Lever les écueils économiques et trouver le bon usage
« Sur le papier, ça fait rêver ! Mais pour passer du rêve à la réalité, il faut lever les écueils économiques », souligne néanmoins le président d’honneur de l’Avere-France. Il faut compter environ 2 millions d’euros pour un kilomètre de route équipée de cette technologie, contre 1 million pour un kilomètre de route normale et 1,5 million pour un kilomètre d’autoroute. « Si on projette cette solution sur les autoroutes, il faudrait équiper tout le trajet car l’énergie nécessaire est élevée à grande vitesse », précise Xavier Serrier, responsable des partenariats chez Vedecom. L’ampleur des travaux nécessaires et le coût de la technologie pourraient donc très vite faire monter la facture… « Mais pour un usage urbain, on peut imaginer équiper seulement 10 % des routes, pour recharger des taxis, des VTC, des minibus… Si on passe 1 minute sur une route équipée, on gagne 5 minutes de trajet ! », ajoute-t-il.
Bon à savoir
Fin 2023, un consortium piloté par Vinci Autoroutes a lancé une expérimentation de recharge à induction dynamique sur 2 km sur l’A10, près du péage de Saint-Arnoult dans les Yvelines.

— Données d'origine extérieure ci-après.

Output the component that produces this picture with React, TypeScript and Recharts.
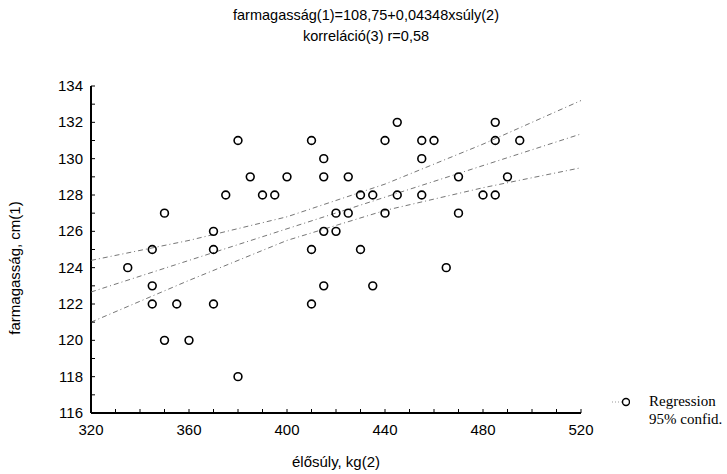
import React from 'react';
import { ScatterChart, Scatter, XAxis, YAxis } from 'recharts';

// élősúly (kg) and farmagasság (cm) for each animal
const weights = [335, 345, 345, 345, 350, 350, 355, 360, 370, 370, 370, 375, 380, 380, 385, 390, 395, 400, 410, 410, 410, 415, 415, 415, 415, 420, 420, 425, 425, 430, 430, 435, 435, 440, 440, 445, 445, 455, 455, 455, 460, 465, 470, 470, 480, 485, 485, 485, 490, 495];
const heights = [124, 125, 123, 122, 127, 120, 122, 120, 126, 125, 122, 128, 131, 118, 129, 128, 128, 129, 131, 125, 122, 130, 129, 126, 123, 127, 126, 129, 127, 128, 125, 128, 123, 131, 127, 132, 128, 131, 130, 128, 131, 124, 129, 127, 128, 132, 131, 128, 129, 131];

// regression line and 95% band
const lineX = [320, 360, 400, 440, 480, 520];
const regY = [122.66, 124.4, 126.14, 127.88, 129.62, 131.36];
const upperY = [124.4, 125.5, 126.8, 128.6, 130.8, 133.2];
const lowerY = [121.0, 123.3, 125.5, 127.15, 128.4, 129.5];

const xLabels = [320, 360, 400, 440, 480, 520];
const xTicks = [320, 330, 340, 350, 360, 370, 380, 390, 400, 410, 420, 430, 440, 450, 460, 470, 480, 490, 500, 510, 520];
const yLabels = [116, 118, 120, 122, 124, 126, 128, 130, 132, 134];
const yTicks = [116, 117, 118, 119, 120, 121, 122, 123, 124, 125, 126, 127, 128, 129, 130, 131, 132, 133, 134];

const points = weights.map((w, i) => ({ x: w, y: heights[i] }));
const toLine = (ys: number[]) => lineX.map((x, i) => ({ x, y: ys[i] }));

const SANS = '"Liberation Sans", Arial, sans-serif';
const SERIF = '"Liberation Serif", "Times New Roman", serif';

const BottomTick = ({ x, y, payload }: any) => (
  <g>
    <line x1={x} x2={x} y1={y} y2={y - 4} stroke="#000" strokeWidth={1} />
    {xLabels.includes(payload.value) && (
      <text x={x} y={y + 22} textAnchor="middle" fontSize={15} fontFamily={SANS} fill="#000">{payload.value}</text>
    )}
  </g>
);

const TopTick = ({ x, y }: any) => <line x1={x} x2={x} y1={y} y2={y + 4} stroke="#000" strokeWidth={1} />;

const LeftTick = ({ x, y, payload }: any) => (
  <g>
    <line x1={x} x2={x + 4} y1={y} y2={y} stroke="#000" strokeWidth={1} />
    {yLabels.includes(payload.value) && (
      <text x={x - 8} y={y + 5} textAnchor="end" fontSize={15} fontFamily={SANS} fill="#000">{payload.value}</text>
    )}
  </g>
);

const RightTick = ({ x, y }: any) => <line x1={x} x2={x - 4} y1={y} y2={y} stroke="#000" strokeWidth={1} />;

const Ring = ({ cx, cy }: any) => <circle cx={cx} cy={cy} r={3.9} fill="none" stroke="#000" strokeWidth={1.6} />;
const NoDot = () => <g />;

const XTitle = ({ viewBox }: any) => (
  <text x={viewBox.x + viewBox.width / 2} y={467} textAnchor="middle" fontSize={15} fontFamily={SANS} fill="#000">élősúly, kg(2)</text>
);

const YTitle = () => (
  <text x={20} y={268} transform="rotate(-90 20 268)" textAnchor="middle" fontSize={15} fontFamily={SANS} fill="#000">farmagasság, cm(1)</text>
);

const bandLine = { stroke: '#666', strokeWidth: 0.9, strokeDasharray: '5 3 1 3' };

export default function App() {
  return (
    <div style={{ position: 'absolute', left: 0, top: 0, width: 727, height: 474, background: '#fff' }}>
      <div style={{ position: 'absolute', left: 0, top: 5, width: 732, textAlign: 'center', fontFamily: SANS, fontSize: 14.5, lineHeight: '21px', color: '#000' }}>
        <div>farmagasság(1)=108,75+0,04348xsúly(2)</div>
        <div>korreláció(3) r=0,58</div>
      </div>
      <ScatterChart width={727} height={474} margin={{ top: 86, right: 146, bottom: 31, left: 0 }}>
        <XAxis
          type="number" dataKey="x" domain={[320, 520]} ticks={xTicks} interval={0}
          height={30} tickSize={0} tickMargin={0} tickLine={false} tick={BottomTick}
          axisLine={{ stroke: '#000', strokeWidth: 2 }} label={<XTitle />} allowDataOverflow
        />
        <XAxis
          xAxisId="top" orientation="top" type="number" dataKey="x" domain={[320, 520]} ticks={xTicks} interval={0}
          height={0} tickSize={0} tickMargin={0} tickLine={false} tick={TopTick}
          axisLine={{ stroke: '#000', strokeWidth: 2 }} allowDataOverflow
        />
        <YAxis
          type="number" dataKey="y" domain={[116, 134]} ticks={yTicks} interval={0}
          width={91} tickSize={0} tickMargin={0} tickLine={false} tick={LeftTick}
          axisLine={{ stroke: '#000', strokeWidth: 2 }} label={<YTitle />} allowDataOverflow
        />
        <YAxis
          yAxisId="right" orientation="right" type="number" dataKey="y" domain={[116, 134]} ticks={yTicks} interval={0}
          width={0} tickSize={0} tickMargin={0} tickLine={false} tick={RightTick}
          axisLine={{ stroke: '#000', strokeWidth: 2 }} allowDataOverflow
        />
        <Scatter data={toLine(upperY)} line={bandLine} shape={NoDot} isAnimationActive={false} />
        <Scatter data={toLine(regY)} line={bandLine} shape={NoDot} isAnimationActive={false} />
        <Scatter data={toLine(lowerY)} line={bandLine} shape={NoDot} isAnimationActive={false} />
        <Scatter data={points} shape={Ring} isAnimationActive={false} />
      </ScatterChart>
      <svg style={{ position: 'absolute', left: 610, top: 394 }} width={20} height={16}>
        <line x1={2} x2={12} y1={8} y2={8} stroke="#999" strokeWidth={1} strokeDasharray="1 2" />
        <circle cx={16} cy={8} r={3.5} fill="none" stroke="#000" strokeWidth={1.4} />
      </svg>
      <div style={{ position: 'absolute', left: 649, top: 392, fontFamily: SERIF, fontSize: 15, lineHeight: '18px', color: '#000' }}>
        <div>Regression</div>
        <div>95% confid.</div>
      </div>
    </div>
  );
}
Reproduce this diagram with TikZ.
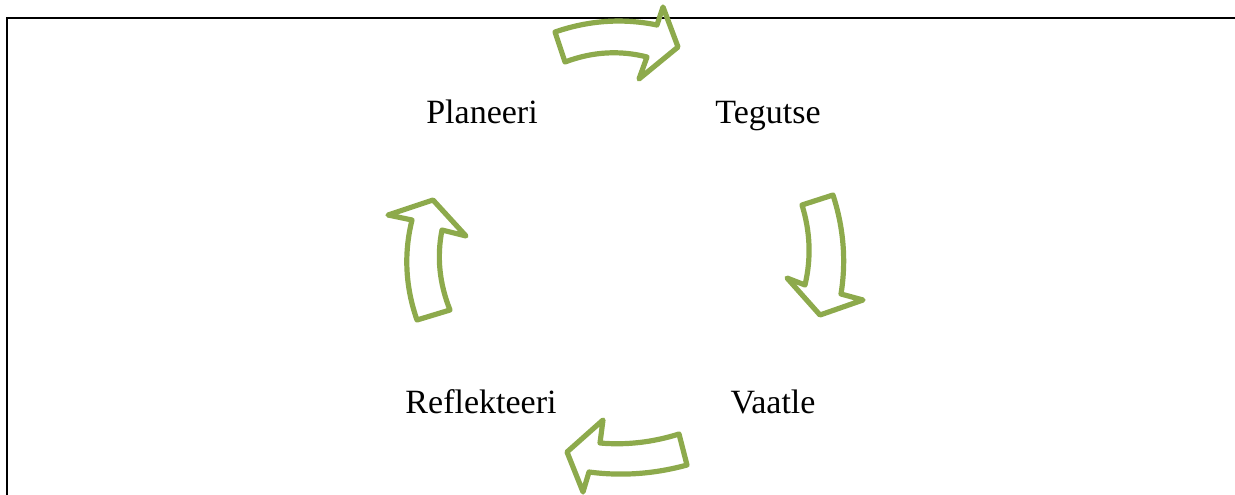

En attendant que cette solution trouve une place dans le paysage de la mobilité électrique, le site parisien va être testé en conditions réelles de circulation, avec notamment le passage de poids lourds. Dans les mois et années à venir, le comportement de l’installation sera étudié, afin d’observer la tenue de la route dans le temps.